Combine encoder and decoder in VAE.

Parameters:

encoder_net – Layers for the encoder wrapped in a keras.Sequential class.
decoder_net – Layers for the decoder wrapped in a keras.Sequential class.
latent_dim – Dimensionality of the latent space.
beta – Beta parameter for KL-divergence loss term.

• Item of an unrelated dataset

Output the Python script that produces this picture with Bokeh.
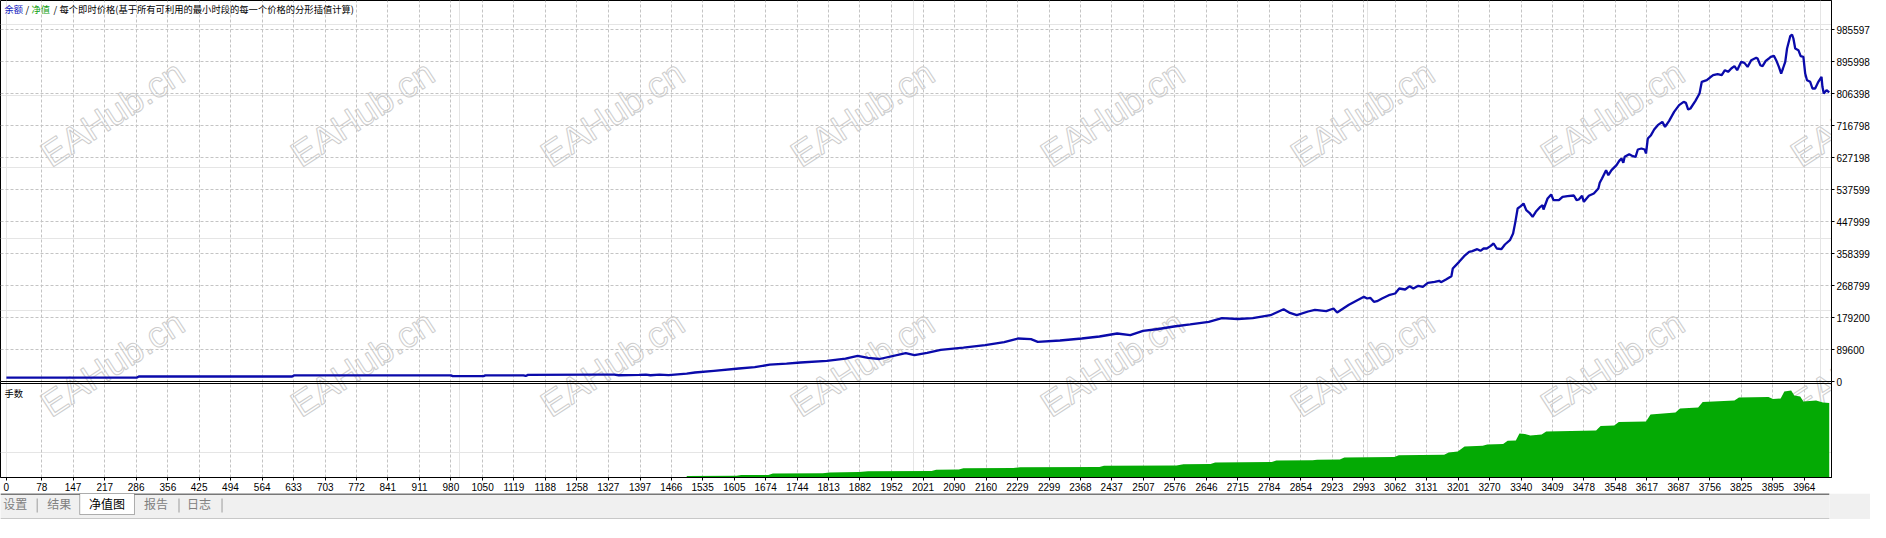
from bokeh.plotting import figure
from bokeh.layouts import column
from bokeh.models import FixedTicker, Grid, Label, Span, Range1d, LinearAxis, BoxAnnotation
from bokeh.core.properties import value
from bokeh.embed import file_html
from bokeh.resources import INLINE

# ---------------- data ----------------
bar_index = [0, 288, 292, 630, 634, 980, 984, 1052, 1056, 1140, 1145, 1150, 1300, 1340, 1350,
             1395, 1410, 1420, 1440, 1460, 1480, 1500, 1518, 1560, 1615, 1650, 1683, 1720, 1751,
             1809, 1850, 1877, 1900, 1925, 1983, 2002, 2030, 2060, 2110, 2158, 2200, 2230, 2259,
             2274, 2323, 2371, 2410, 2449, 2478, 2506, 2540, 2574, 2610, 2651, 2680, 2715, 2748,
             2787, 2816, 2830, 2845, 2870, 2885, 2910, 2926, 2934, 2960,
             2993, 3000, 3007, 3015, 3022, 3033, 3048, 3062, 3071, 3084, 3094, 3102, 3113, 3123,
             3134, 3149, 3159, 3163, 3174, 3186, 3189, 3203, 3214, 3225, 3232, 3243, 3250, 3257,
             3264, 3272, 3279, 3286, 3296, 3304, 3315, 3322, 3327, 3332, 3339, 3345, 3351, 3358,
             3365, 3372, 3382, 3387, 3389, 3398, 3406, 3411, 3423, 3431, 3442, 3456, 3462, 3467,
             3474, 3478, 3489, 3500, 3510,
             3513, 3518, 3527, 3532, 3539, 3550, 3556, 3561, 3565, 3568, 3578, 3586, 3592, 3597,
             3605, 3612, 3615, 3619, 3626, 3633, 3641, 3651, 3657, 3666, 3677, 3688, 3698, 3703,
             3708, 3713, 3724, 3733, 3738, 3749, 3756, 3763, 3773, 3782, 3789, 3796, 3803, 3810,
             3816, 3825, 3832, 3839, 3847, 3858, 3861, 3867, 3872, 3879, 3886, 3890, 3897, 3902,
             3908, 3913, 3917, 3922, 3926, 3933, 3937, 3940, 3944, 3951, 3956, 3962, 3966, 3970,
             3977, 3982, 3988, 3995, 4002, 4004, 4007, 4013, 4019]
balance = [11000, 11000, 14000, 14000, 17000, 17000, 15000, 15000, 17000, 17000, 15500, 18500,
           19000, 19000, 17500, 18500, 19500, 17500, 19500, 18000, 20000, 22000, 25200, 30000,
           36400, 40000, 47000, 50000, 53200, 57900, 64000, 72000, 66000, 63000, 79300, 74000,
           80000, 88600, 95000, 101700, 110000, 120400, 118500, 111100, 114800, 120400, 126000,
           134400, 130000, 141900, 147000, 154000, 160000, 167100, 177200, 175000, 177200, 185600,
           202400, 192000, 185600, 196000, 200700, 197000, 204400, 193200, 215000,
           237100, 232400, 234300, 223100, 225000, 232400, 241700, 246400, 260400, 257600, 266900,
           260400, 267900, 265000, 276300, 279100, 282000, 278200, 285600, 294900, 316400, 335000,
           350900, 363000, 364900, 370500, 365900, 372400, 372400, 379000, 386400, 372400, 370500,
           383600, 395700, 414300, 447000, 484400, 490900, 498400, 479700, 472300, 461100, 475100,
           489100, 493700, 481600, 512400, 523600, 507700, 507700, 517000, 518900, 520800, 507700,
           509600, 519900, 503100, 519900, 526400, 540400,
           556300, 568400, 591700, 577600, 591700, 605700, 617900, 624400, 612300, 629100, 636500,
           631000, 629100, 649600, 652400, 649600, 638400, 680400, 689700, 705600, 717700, 727000,
           713000, 729800, 755000, 773700, 783000, 780200, 761500, 764400, 785800, 806400, 839100,
           843700, 851100, 857700, 860500, 857700, 871700, 867000, 876400, 882900, 871700, 895000,
           892100, 881000, 899700, 906300, 904400, 885700, 882900, 897800, 904400, 909000, 911900,
           899700, 881000, 862300, 876400, 895000, 932400, 966900, 971600, 960400, 932400, 927700,
           910900, 909000, 862300, 843700, 839100, 820400, 820400, 839100, 853100, 825100, 806400,
           815800, 809300]

lots_index = [1500, 1610, 1620, 1680, 1690, 1800, 1815, 1880, 1900, 2040, 2050, 2100, 2110, 2220,
              2235, 2410, 2420, 2580, 2595, 2655, 2665, 2790, 2800, 2880, 2890, 2940, 2950, 3060,
              3070, 3170, 3180, 3200, 3215, 3255, 3265, 3300, 3310, 3328, 3336, 3348, 3360, 3385,
              3395, 3505, 3515, 3545, 3555, 3615, 3625, 3680, 3690, 3730, 3740, 3810, 3820, 3885,
              3895, 3912, 3920, 3935, 3942, 3955, 3962, 3990, 4005, 4019]
lots = [0.15, 0.17, 0.25, 0.25, 0.40, 0.42, 0.50, 0.55, 0.63, 0.65, 0.78, 0.80, 0.92, 0.95, 1.02,
        1.05, 1.17, 1.20, 1.33, 1.36, 1.50, 1.55, 1.70, 1.72, 1.78, 1.80, 2.00, 2.05, 2.23, 2.27,
        2.50, 2.60, 3.10, 3.17, 3.30, 3.35, 3.67, 3.70, 4.40, 4.35, 4.20, 4.30, 4.60, 4.70, 5.15,
        5.20, 5.55, 5.60, 6.30, 6.50, 6.90, 7.00, 7.55, 7.70, 8.00, 8.05, 7.85, 7.90, 8.60, 8.70,
        8.20, 8.10, 7.60, 7.70, 7.50, 7.45]

x_tick_labels = ["0", "78", "147", "217", "286", "356", "425", "494", "564", "633", "703", "772",
                 "841", "911", "980", "1050", "1119", "1188", "1258", "1327", "1397", "1466", "1535",
                 "1605", "1674", "1744", "1813", "1882", "1952", "2021", "2090", "2160", "2229",
                 "2299", "2368", "2437", "2507", "2576", "2646", "2715", "2784", "2854", "2923",
                 "2993", "3062", "3131", "3201", "3270", "3340", "3409", "3478", "3548", "3617",
                 "3687", "3756", "3825", "3895", "3964"]
y_tick_labels = ["0", "89600", "179200", "268799", "358399", "447999", "537599", "627198",
                 "716798", "806398", "895998", "985597"]

title_parts = ["余额", "/", "净值", "/", "每个即时价格(基于所有可利用的最小时段的每一个价格的分形插值计算)"]
title_colors = ["#1020C0", "#000000", "#10A010", "#000000", "#000000"]
lots_title = "手数"
tab_names = ["设置", "结果", "净值图", "报告", "日志"]
watermark = "EAHub.cn"

# ---------------- layout constants ----------------
PAGE = 8
FRAME_W = 1831
FRAME_TOP, ZERO_Y, FRAME_BOT = 8, 389, 485   # page pixels
VAL_PER_PX = 2800.0
LOT_PER_PX = 0.1
X0, X1 = -13.0, 4024.0
SCALE = FRAME_W / (X1 - X0)

def nx(px):
    return X0 + (px - PAGE) / SCALE

def vy(py):
    return (ZERO_Y - py) * VAL_PER_PX

x_ticks = [float(s) for s in x_tick_labels]
y_ticks = [float(s) for s in y_tick_labels]

GRID_COLOR = "#c4c4c4"
FONT = "Liberation Sans"
CJK = "Noto Sans CJK SC"

p = figure(frame_width=FRAME_W, frame_height=FRAME_BOT - FRAME_TOP,
           x_range=Range1d(X0, X1),
           y_range=Range1d(vy(FRAME_BOT), vy(FRAME_TOP)),
           x_axis_location=None, y_axis_location=None,
           output_backend="svg", toolbar_location=None,
           min_border_left=0, min_border_right=0, min_border_top=0, min_border_bottom=0)
p.extra_y_ranges = {"lots": Range1d(0, (FRAME_BOT - FRAME_TOP) * LOT_PER_PX)}
p.background_fill_color = "white"
p.border_fill_color = "white"
p.outline_line_color = "black"
p.outline_line_width = 1

# right value axis
yax = LinearAxis(ticker=FixedTicker(ticks=y_ticks))
yax.major_label_overrides = {t: s for t, s in zip(y_ticks, y_tick_labels)}
yax.axis_line_color = "black"
yax.major_tick_line_color = "black"
yax.major_tick_out = 3
yax.major_tick_in = 0
yax.minor_tick_out = 0
yax.minor_tick_in = 0
yax.major_label_standoff = 2
yax.major_label_text_font = FONT
yax.major_label_text_font_size = "10px"
yax.major_label_text_color = "black"
p.add_layout(yax, "right")

# bottom bar-number axis
xax = LinearAxis(ticker=FixedTicker(ticks=x_ticks))
xax.major_label_overrides = {t: s for t, s in zip(x_ticks, x_tick_labels)}
xax.axis_line_color = "black"
xax.major_tick_line_color = "black"
xax.major_tick_out = 3
xax.major_tick_in = 0
xax.minor_tick_out = 0
xax.minor_tick_in = 0
xax.major_label_standoff = 2
xax.major_label_text_font = FONT
xax.major_label_text_font_size = "10px"
xax.major_label_text_color = "black"
xax.major_label_text_align = "right"
p.add_layout(xax, "below")

# grids
p.add_layout(Grid(dimension=0, ticker=FixedTicker(ticks=x_ticks[1:]),
                  grid_line_color=GRID_COLOR, grid_line_dash="3 2", grid_line_width=1))
p.add_layout(Grid(dimension=1, ticker=FixedTicker(ticks=y_ticks[1:]),
                  grid_line_color=GRID_COLOR, grid_line_dash="3 2", grid_line_width=1))

# watermarks
wm_px = [120 + 250 * i for i in range(8)]
wm_py = [121, 371]
for py in wm_py:
    for px in wm_px:
        p.add_layout(Label(x=nx(px), y=vy(py), text=watermark, angle=0.576,
                           text_align="center", text_baseline="middle",
                           text_font=FONT, text_font_size="36px",
                           text_color=(255, 255, 255, 0.0),
                           text_outline_color="#cdcdcd", level="underlay"))

# lots area (lower panel)
p.varea(x=lots_index, y1=0, y2=lots, fill_color="#04AA04", y_range_name="lots")

# balance line
p.line(bar_index, balance, line_color="#0A0AAA", line_width=2.3)

# panel separator
p.add_layout(Span(location=0, dimension="width", line_color="black", line_width=1))
p.add_layout(Span(location=(FRAME_BOT - 391) * LOT_PER_PX, dimension="width",
                  line_color="black", line_width=1, y_range_name="lots"))

# titles
title_px = [12, 33, 39, 61, 67]
for txt, col, px in zip(title_parts, title_colors, title_px):
    p.add_layout(Label(x=nx(px), y=vy(16), text=txt, text_color=col,
                       text_font=CJK, text_font_size="9.3px",
                       text_align="left", text_baseline="middle"))
p.add_layout(Label(x=nx(12), y=vy(400.5), text=lots_title, text_color="black",
                   text_font=CJK, text_font_size="9.3px",
                   text_align="left", text_baseline="middle"))

# ---------------- tab strip ----------------
TAB_W, TAB_H = 1870, 26
t = figure(width=TAB_W, height=TAB_H, x_range=Range1d(0, TAB_W), y_range=Range1d(0, TAB_H),
           x_axis_location=None, y_axis_location=None,
           output_backend="svg", toolbar_location=None,
           min_border_left=0, min_border_right=0, min_border_top=0, min_border_bottom=0)
t.background_fill_color = "#f0f0f0"
t.border_fill_color = "#f0f0f0"
t.outline_line_color = None
t.xgrid.visible = False
t.ygrid.visible = False
t.add_layout(Span(location=25.5, dimension="width", line_color="black", line_width=1,
                  level="underlay"))
t.add_layout(BoxAnnotation(left=81, right=137, bottom=5, top=26, fill_color="white",
                           fill_alpha=1, line_color="black", line_width=1, level="underlay"))
for sx in [37, 182, 226]:
    t.add_layout(BoxAnnotation(left=sx, right=sx + 1, bottom=7, top=21, fill_color="#9a9a9a",
                               fill_alpha=1, line_color=None, level="underlay"))
t.add_layout(BoxAnnotation(left=0, right=TAB_W, bottom=0, top=1, fill_color="#a0a0a0",
                           fill_alpha=1, line_color=None, level="underlay"))
tab_x = [15, 60, 109, 159, 203]
tab_colors = ["#808080", "#808080", "#000000", "#808080", "#808080"]
t.text(x=tab_x, y=[16] * len(tab_names), text=tab_names, text_color=tab_colors,
       text_font=value(CJK), text_font_size="12px", text_align="center", text_baseline="middle")

layout = column(p, t, spacing=0)
open("out.html", "w").write(file_html(layout, INLINE))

class dataeval.models.tensorflow.VAEGMM(encoder_net: keras.Model, decoder_net: keras.Model, gmm_density_net: keras.Model, n_gmm: int, latent_dim: int, recon_features: Callable = eucl_cosim_features, beta: float = 1.0)

Variational Autoencoding Gaussian Mixture Model.

Parameters:

encoder_net – Layers for the encoder wrapped in a keras.Sequential class.
decoder_net – Layers for the decoder wrapped in a keras.Sequential class.
gmm_density_net – Layers for the GMM network wrapped in a keras.Sequential class.
n_gmm – Number of components in GMM.
latent_dim – Dimensionality of the latent space.
recon_features – Function to extract features from the reconstructed instance by the decoder.
beta – Beta parameter for KL-divergence loss term.

Reconstruction Functions

dataeval.models.tensorflow.eucl_cosim_features(x: Tensor, y: Tensor, max_eucl: float = 100.0) → Tensor

Compute features extracted from the reconstructed instance using the relative Euclidean distance and cosine similarity between 2 tensors.

Parameters:

x – Tensor used in feature computation.
y – Tensor used in feature computation.
max_eucl – Maximum value to clip relative Euclidean distance by.

Return type:

Tensor concatenating the relative Euclidean distance and cosine similarity features.

Loss Function Classes

class dataeval.models.tensorflow.LossGMM(w_recon: float = 1e-07, w_energy: float = 0.1, w_cov_diag: float = 0.005, elbo: Elbo | None = None)

Loss function used for AE and VAE with GMM.

Parameters:

w_recon – Weight on elbo loss term.
w_energy – Weight on sample energy loss term.
w_cov_diag – Weight on covariance regularizing loss term.
elbo – ELBO loss function used to calculate w_recon.

class dataeval.models.tensorflow.Elbo(cov_type: Literal['cov_full', 'cov_diag'] | float = 1.0, x: Tensor | ndarray | None = None)

Compute ELBO loss. The covariance matrix can be specified by passing the full covariance matrix, the matrix diagonal, or a scale identity multiplier. Only one of these should be specified. If none are specified, the identity matrix is used.

Parameters:

cov_type – Full covariance matrix, diagonal variance matrix, or scale identity multiplier.
x – Dataset used to calculate the covariance matrix. Required for full and diagonal covariance matrix types.

Utility Functions

Create a default model for the specified model type.

Parameters:

model_type – The model type to create.
input_shape – The input shape of the data used.
encoding_dim – The target encoding dimensionality.
n_gmm – Number of components used in the GMM layer.
gmm_latent_dim – Latent dimensionality of the GMM layer.